>> BEGIN Given material
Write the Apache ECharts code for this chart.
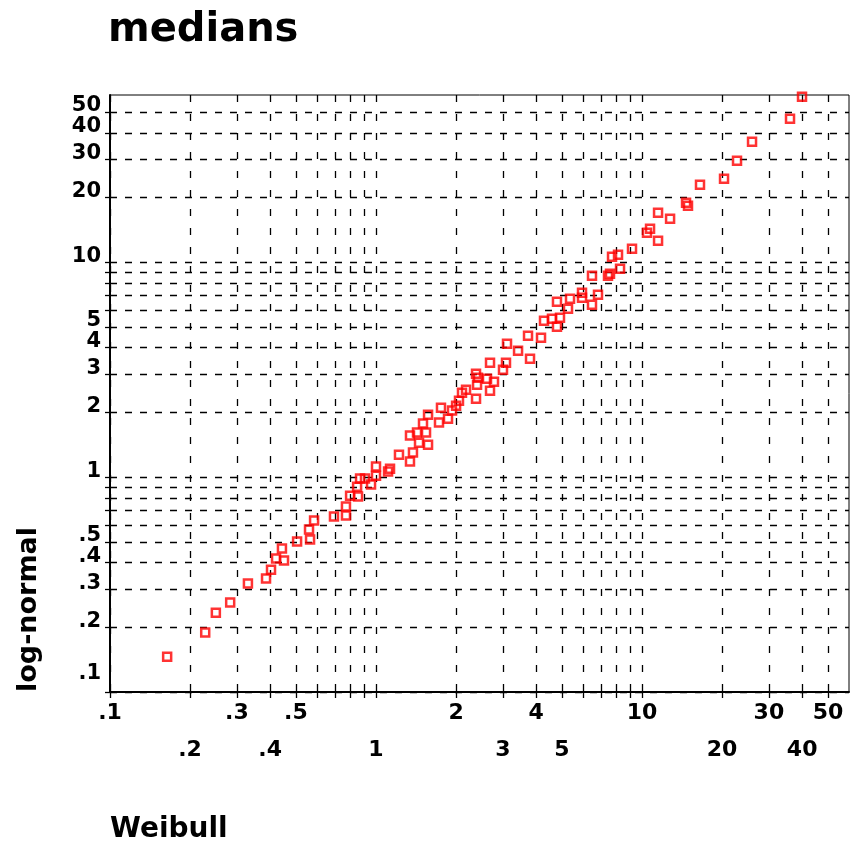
<!DOCTYPE html>
<html><head><meta charset="utf-8">
<script src="https://cdn.jsdelivr.net/npm/echarts@6/dist/echarts.min.js"></script>
<style>html,body{margin:0;padding:0;background:#fff}#c{width:850px;height:851px}</style>
</head><body><div id="c"></div>
<script>
// Weibull medians (x) and log-normal medians (y)
const weibull = [0.164,0.228,0.250,0.283,0.330,0.386,0.403,0.421,0.443,0.451,
  0.505,0.560,0.565,0.585,0.695,0.771,0.771,0.799,0.856,0.849,
  0.871,0.909,0.958,1.000,1.000,1.110,1.129,1.220,1.342,1.377,
  1.342,1.426,1.451,1.542,1.569,1.502,1.569,1.725,1.755,1.865,
  1.931,2.000,2.051,2.105,2.180,2.377,2.398,2.377,2.418,2.614,
  2.683,2.777,2.683,3.002,3.081,3.108,3.420,3.793,3.728,4.172,
  4.281,4.587,4.790,4.917,4.790,5.270,5.362,5.949,5.949,6.486,
  6.832,6.486,7.450,7.580,7.714,8.125,8.268,9.171,10.44,10.72,
  11.49,11.49,12.75,14.64,14.89,16.52,20.34,22.76,25.92,36.01,39.95];
const lognormal = [0.146,0.189,0.234,0.261,0.320,0.337,0.371,0.418,0.465,0.409,
  0.501,0.570,0.512,0.628,0.655,0.662,0.729,0.820,0.812,0.903,
  0.984,0.984,0.923,1.119,1.016,1.061,1.095,1.272,1.181,1.300,
  1.560,1.611,1.447,1.611,1.416,1.774,1.953,1.793,2.105,1.871,
  2.039,2.150,2.269,2.472,2.553,2.318,2.693,3.029,2.903,2.872,
  2.526,2.781,3.409,3.162,3.409,4.177,3.876,3.557,4.551,4.455,
  5.345,5.461,5.012,5.519,6.551,6.076,6.765,7.214,6.838,6.343,
  7.062,8.655,8.655,8.843,10.61,10.84,9.327,11.56,13.72,14.31,
  12.59,16.99,15.94,18.91,18.31,22.94,24.45,29.66,36.35,46.49,58.86];
const gridValues = [0.2,0.3,0.4,0.5,0.6,0.7,0.8,0.9,1,2,3,4,5,6,7,8,9,10,20,30,40,50];
const tickValues = [0.1].concat(gridValues);
const xLabelsRow1 = [0.1,0.3,0.5,2,4,10,30,50];
const xLabelsRow2 = [0.2,0.4,1,3,5,20,40];
const yLabels = [0.1,0.2,0.3,0.4,0.5,1,2,3,4,5,10,20,30,40,50];

function same(a,b){ return Math.abs(Math.log10(a)-Math.log10(b)) < 1e-6; }
function fmt(v){ return v < 1 ? '.' + Math.round(v*10) : String(Math.round(v)); }

const FONT = 'DejaVu Sans';
const pts = weibull.map((x,i) => [x, lognormal[i]]);

const chart = echarts.init(document.getElementById('c'));
chart.setOption({
  animation: false,
  backgroundColor: '#fff',
  title: {
    text: 'medians', left: 108, top: 11, padding: 0,
    textStyle: {fontFamily: FONT, fontWeight: 'bold', fontSize: 40, color: '#000'}
  },
  grid: {left: 110, right: 1, top: 95, bottom: 159, show: true, borderColor: '#000', borderWidth: 1},
  xAxis: {
    type: 'log', logBase: 10, min: 0.1, max: 60,
    axisLine: {show: true, lineStyle: {color: '#000', width: 2}},
    axisTick: {show: true, inside: false, length: 6, customValues: tickValues, lineStyle: {color: '#000', width: 1.3}},
    splitLine: {show: true, lineStyle: {color: '#000', width: 1.3, type: [7, 12]}},
    minorTick: {show: false}, minorSplitLine: {show: false},
    axisLabel: {
      customValues: xLabelsRow1.concat(xLabelsRow2),
      showMinLabel: true, showMaxLabel: true, hideOverlap: false,
      margin: 3, lineHeight: 37,
      fontFamily: FONT, fontWeight: 'bold', fontSize: 22, color: '#000',
      formatter: function (v) {
        const s = fmt(v);
        return xLabelsRow2.some(t => same(t, v)) ? '\n' + s : s;
      }
    }
  },
  yAxis: {
    type: 'log', logBase: 10, min: 0.1, max: 60,
    axisLine: {show: true, lineStyle: {color: '#000', width: 2}},
    axisTick: {show: true, inside: false, length: 5, customValues: tickValues, lineStyle: {color: '#000', width: 1.3}},
    splitLine: {show: true, lineStyle: {color: '#000', width: 1.3, type: [7, 8]}},
    minorTick: {show: false}, minorSplitLine: {show: false},
    axisLabel: {
      customValues: yLabels,
      showMinLabel: true, showMaxLabel: true, hideOverlap: false,
      margin: 9, lineHeight: 12, verticalAlign: 'bottom',
      fontFamily: FONT, fontWeight: 'bold', fontSize: 21, color: '#000',
      formatter: function (v) { return same(v, 0.1) ? '{up|' + fmt(v) + '}' : fmt(v); },
      rich: {up: {lineHeight: 36, fontFamily: FONT, fontWeight: 'bold', fontSize: 21, color: '#000'}}
    }
  },
  graphic: [
    {type: 'text', x: 110, y: 830, style: {text: 'Weibull', fontFamily: FONT, fontWeight: 'bold', fontSize: 28, fill: '#000', textAlign: 'left', textVerticalAlign: 'middle'}},
    {type: 'text', x: 29, y: 692, rotation: Math.PI / 2, style: {text: 'log-normal', fontFamily: FONT, fontWeight: 'bold', fontSize: 27, fill: '#000', textAlign: 'left', textVerticalAlign: 'middle'}}
  ],
  series: [{
    type: 'scatter', data: pts, symbol: 'rect', symbolSize: 8, clip: false,
    itemStyle: {color: 'rgba(0,0,0,0)', borderColor: '#ff0000', borderWidth: 2.5}
  }]
});
</script></body></html>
>> END Given material
Transcribe the listing in full. Omit the pictures and keep every line exact.

Write the Apache ECharts code for this chart.
<!DOCTYPE html>
<html><head><meta charset="utf-8">
<script src="https://cdn.jsdelivr.net/npm/echarts@6/dist/echarts.min.js"></script>
<style>html,body{margin:0;padding:0;background:#fff}#c{width:850px;height:851px}</style>
</head><body><div id="c"></div>
<script>
// Weibull medians (x) and log-normal medians (y)
const weibull = [0.164,0.228,0.250,0.283,0.330,0.386,0.403,0.421,0.443,0.451,
  0.505,0.560,0.565,0.585,0.695,0.771,0.771,0.799,0.856,0.849,
  0.871,0.909,0.958,1.000,1.000,1.110,1.129,1.220,1.342,1.377,
  1.342,1.426,1.451,1.542,1.569,1.502,1.569,1.725,1.755,1.865,
  1.931,2.000,2.051,2.105,2.180,2.377,2.398,2.377,2.418,2.614,
  2.683,2.777,2.683,3.002,3.081,3.108,3.420,3.793,3.728,4.172,
  4.281,4.587,4.790,4.917,4.790,5.270,5.362,5.949,5.949,6.486,
  6.832,6.486,7.450,7.580,7.714,8.125,8.268,9.171,10.44,10.72,
  11.49,11.49,12.75,14.64,14.89,16.52,20.34,22.76,25.92,36.01,39.95];
const lognormal = [0.146,0.189,0.234,0.261,0.320,0.337,0.371,0.418,0.465,0.409,
  0.501,0.570,0.512,0.628,0.655,0.662,0.729,0.820,0.812,0.903,
  0.984,0.984,0.923,1.119,1.016,1.061,1.095,1.272,1.181,1.300,
  1.560,1.611,1.447,1.611,1.416,1.774,1.953,1.793,2.105,1.871,
  2.039,2.150,2.269,2.472,2.553,2.318,2.693,3.029,2.903,2.872,
  2.526,2.781,3.409,3.162,3.409,4.177,3.876,3.557,4.551,4.455,
  5.345,5.461,5.012,5.519,6.551,6.076,6.765,7.214,6.838,6.343,
  7.062,8.655,8.655,8.843,10.61,10.84,9.327,11.56,13.72,14.31,
  12.59,16.99,15.94,18.91,18.31,22.94,24.45,29.66,36.35,46.49,58.86];
const gridValues = [0.2,0.3,0.4,0.5,0.6,0.7,0.8,0.9,1,2,3,4,5,6,7,8,9,10,20,30,40,50];
const tickValues = [0.1].concat(gridValues);
const xLabelsRow1 = [0.1,0.3,0.5,2,4,10,30,50];
const xLabelsRow2 = [0.2,0.4,1,3,5,20,40];
const yLabels = [0.1,0.2,0.3,0.4,0.5,1,2,3,4,5,10,20,30,40,50];

function same(a,b){ return Math.abs(Math.log10(a)-Math.log10(b)) < 1e-6; }
function fmt(v){ return v < 1 ? '.' + Math.round(v*10) : String(Math.round(v)); }

const FONT = 'DejaVu Sans';
const pts = weibull.map((x,i) => [x, lognormal[i]]);

const chart = echarts.init(document.getElementById('c'));
chart.setOption({
  animation: false,
  backgroundColor: '#fff',
  title: {
    text: 'medians', left: 108, top: 11, padding: 0,
    textStyle: {fontFamily: FONT, fontWeight: 'bold', fontSize: 40, color: '#000'}
  },
  grid: {left: 110, right: 1, top: 95, bottom: 159, show: true, borderColor: '#000', borderWidth: 1},
  xAxis: {
    type: 'log', logBase: 10, min: 0.1, max: 60,
    axisLine: {show: true, lineStyle: {color: '#000', width: 2}},
    axisTick: {show: true, inside: false, length: 6, customValues: tickValues, lineStyle: {color: '#000', width: 1.3}},
    splitLine: {show: true, lineStyle: {color: '#000', width: 1.3, type: [7, 12]}},
    minorTick: {show: false}, minorSplitLine: {show: false},
    axisLabel: {
      customValues: xLabelsRow1.concat(xLabelsRow2),
      showMinLabel: true, showMaxLabel: true, hideOverlap: false,
      margin: 3, lineHeight: 37,
      fontFamily: FONT, fontWeight: 'bold', fontSize: 22, color: '#000',
      formatter: function (v) {
        const s = fmt(v);
        return xLabelsRow2.some(t => same(t, v)) ? '\n' + s : s;
      }
    }
  },
  yAxis: {
    type: 'log', logBase: 10, min: 0.1, max: 60,
    axisLine: {show: true, lineStyle: {color: '#000', width: 2}},
    axisTick: {show: true, inside: false, length: 5, customValues: tickValues, lineStyle: {color: '#000', width: 1.3}},
    splitLine: {show: true, lineStyle: {color: '#000', width: 1.3, type: [7, 8]}},
    minorTick: {show: false}, minorSplitLine: {show: false},
    axisLabel: {
      customValues: yLabels,
      showMinLabel: true, showMaxLabel: true, hideOverlap: false,
      margin: 9, lineHeight: 12, verticalAlign: 'bottom',
      fontFamily: FONT, fontWeight: 'bold', fontSize: 21, color: '#000',
      formatter: function (v) { return same(v, 0.1) ? '{up|' + fmt(v) + '}' : fmt(v); },
      rich: {up: {lineHeight: 36, fontFamily: FONT, fontWeight: 'bold', fontSize: 21, color: '#000'}}
    }
  },
  graphic: [
    {type: 'text', x: 110, y: 830, style: {text: 'Weibull', fontFamily: FONT, fontWeight: 'bold', fontSize: 28, fill: '#000', textAlign: 'left', textVerticalAlign: 'middle'}},
    {type: 'text', x: 29, y: 692, rotation: Math.PI / 2, style: {text: 'log-normal', fontFamily: FONT, fontWeight: 'bold', fontSize: 27, fill: '#000', textAlign: 'left', textVerticalAlign: 'middle'}}
  ],
  series: [{
    type: 'scatter', data: pts, symbol: 'rect', symbolSize: 8, clip: false,
    itemStyle: {color: 'rgba(0,0,0,0)', borderColor: '#ff0000', borderWidth: 2.5}
  }]
});
</script></body></html>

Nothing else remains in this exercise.